Investors have a huge number of options when choosing where to invest and which products to buy. Here are some details on how we rate providers.
Our Boring Money Best Buys are awarded to reputable firms, with decent products which are sensibly priced and are well-rated by their customers.
For novice investors, that means they must have a small range of easily understandable investments – a sort of pre-packaged investment 'ready-meal' which does lots of the heavy lifting for you. For experienced investors, they must either provide access to a wide range of investments from different investment managers or assume a higher level of knowledge about investments.
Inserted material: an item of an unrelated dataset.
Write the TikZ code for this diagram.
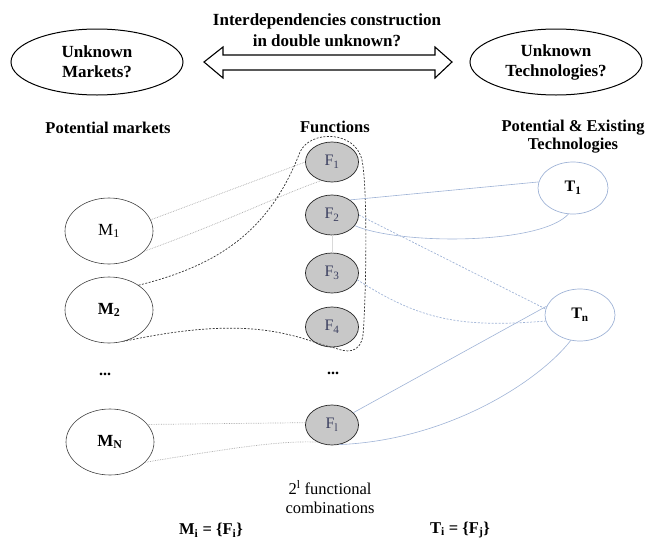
\documentclass[tikz,border=0pt]{standalone}
\usepackage{fontspec}
\setmainfont{Liberation Serif}
\usetikzlibrary{shapes.geometric}
\definecolor{fgrey}{HTML}{C8C8C8}
\definecolor{tblue}{HTML}{9FB3D6}
\definecolor{flab}{HTML}{3C4060}
\definecolor{dotg}{HTML}{A8A8A8}
\begin{document}
\begin{tikzpicture}[x=1pt,y=-1pt,
  bigell/.style={ellipse,draw,line width=1pt,minimum width=172pt,minimum height=66pt,inner sep=0pt,align=center,font=\fontsize{17}{20}\selectfont\bfseries},
  mell/.style={ellipse,draw=black!75,line width=0.6pt,minimum width=88pt,minimum height=66pt,inner sep=0pt,font=\fontsize{17}{20}\selectfont},
  fell/.style={ellipse,draw=black!85,fill=fgrey,line width=0.7pt,minimum width=53pt,minimum height=40pt,inner sep=0pt,font=\fontsize{16}{18}\selectfont,text=flab},
  tell/.style={ellipse,draw=tblue,line width=0.7pt,minimum width=70pt,minimum height=52pt,inner sep=0pt,font=\fontsize{16}{18}\selectfont\bfseries},
  hdr/.style={align=center,font=\fontsize{16.5}{18}\selectfont\bfseries},
  mdot/.style={draw=dotg,densely dotted,line width=0.7pt},
  fdash/.style={draw=black!80,dash pattern=on 2pt off 1.5pt,line width=0.7pt},
  bline/.style={draw=tblue,line width=0.6pt},
  bdash/.style={draw=tblue,dash pattern=on 2pt off 1.5pt,line width=0.7pt}]
\useasboundingbox (0,0) rectangle (649,544);
% top
\node[bigell] (um) at (97,62) {Unknown\\Markets?};
\node[bigell] (ut) at (556,62) {Unknown\\Technologies?};
\node[align=center,font=\fontsize{17}{21}\selectfont\bfseries] (title) at (327,30) {Interdependencies construction\\in double unknown?};
\coordinate (al) at (204,62);
\coordinate (ar) at (452,62);
\draw[line width=1.1pt,line join=miter] (al) -- (223,47) -- (223,55) -- (435,55) -- (435,47) -- (ar) -- (435,78) -- (435,70) -- (223,70) -- (223,78) -- cycle;
% headers
\node[hdr] (hm) at (108,128) {Potential markets};
\node[hdr] (hf) at (335,127) {Functions};
\node[hdr] (ht) at (573,137) {Potential \& Existing\\Technologies};
% markets
\node[mell] (m1) at (109,231) {M\textsubscript{1}};
\node[mell,font=\fontsize{17}{20}\selectfont\bfseries] (m2) at (109,310) {M\textsubscript{2}};
\node[font=\fontsize{16}{18}\selectfont\bfseries] (md) at (105,374) {...};
\node[mell,font=\fontsize{17}{20}\selectfont\bfseries] (mn) at (110,442) {M\textsubscript{N}};
% functions
\node[fell] (f1) at (332,162) {F\textsubscript{1}};
\node[fell] (f2) at (332,215) {F\textsubscript{2}};
\node[fell] (f3) at (332,273) {F\textsubscript{3}};
\node[fell] (f4) at (332,327) {F\textsubscript{4}};
\node[font=\fontsize{16}{18}\selectfont\bfseries] (fd) at (333,373) {...};
\node[fell] (fl) at (332,425) {F\textsubscript{l}};
% technologies
\node[tell] (t1) at (573,188) {T\textsubscript{1}};
\node[tell] (tn) at (580,315) {T\textsubscript{n}};
% bottom texts
\node[align=center,font=\fontsize{16.5}{19}\selectfont] (comb) at (330,497) {2\textsuperscript{l} functional\\combinations};
\node[font=\fontsize{16.5}{19}\selectfont\bfseries] (mi) at (211,530) {M\textsubscript{i} = \{F\textsubscript{i}\}};
\node[font=\fontsize{16.5}{19}\selectfont\bfseries] (ti) at (460,530) {T\textsubscript{i} = \{F\textsubscript{j}\}};
% market links
\draw[mdot] (m1.15) -- (f1.west);
\draw[mdot] (m1.-30) .. controls (230,220) and (280,195) .. (f1.-120);
\draw[mdot] (mn.25) -- (fl.175);
\draw[mdot] (mn.-30) .. controls (220,450) and (280,440) .. (fl.-130);
% faint vertical link
\draw[draw=black!15,line width=0.5pt] (f2.south) -- (f3.north);
% dashed function group
\draw[fdash] (m2.40) .. controls (220,265) and (270,230) .. (300,152)
  .. controls (310,130) and (355,130) .. (362,160)
  .. controls (368,190) and (366,300) .. (363,335)
  .. controls (360,355) and (345,352) .. (335,348)
  .. controls (320,345) and (305,338) .. (290,335)
  .. controls (250,325) and (200,325) .. (m2.-65);
% technology links
\draw[bline] (f2.40) -- (t1.170);
\draw[bline] (f2.-25) .. controls (400,245) and (540,245) .. (t1.-100);
\draw[bdash] (f2.east) -- (tn.170);
\draw[bdash] (f3.-15) .. controls (420,320) and (460,328) .. (tn.-170);
\draw[bline] (fl.30) -- (tn.165);
\draw[bline] (fl.-70) .. controls (450,440) and (540,380) .. (tn.-110);
\end{tikzpicture}
\end{document}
Our Best Buys are strictly independent. We make no money from click-throughs or sneaky deals. If we changed all of our Best Buys tomorrow, it would make no impact on our revenues.
For a firm to be one of our Best Buys we must have received reviews from more than 25 of their customers, with at least 65% saying they'd recommend them. The firm also needs a 'We Say' score of 4 or more and not cost too much.
Our 'We Say' scores
Our scores are based on a range of criteria:
- We gather reviews from platform users. These reviews currently make up 25% of the score, with a weighting applied according to the date of the review.
- Each provider is rated by six of the Boring Money team, based on their website, ease of use, service, the quality of their communications, content and how likely we would be to use this platform. This is currently 25% of the final rating.
- We also rate platforms on phone customer service, based on their call centre opening hours and the time they take to answer the phone – 5% of the final score.
- Cost is scored based on the type of proposition offered and makes 30% of the final score.
- For services that we categorise as better for novice investors this is based on the all-in cost including investment charges, since the service is often bundled together with the investments.
- For those services suitable for experienced investors we just look at the cost of the ‘platform’, since investors are free to pick from thousands of funds with different prices.
- Providers are scored according to ‘future stability’ based on the size of the platform and longevity in the market, which makes up 15% of the score.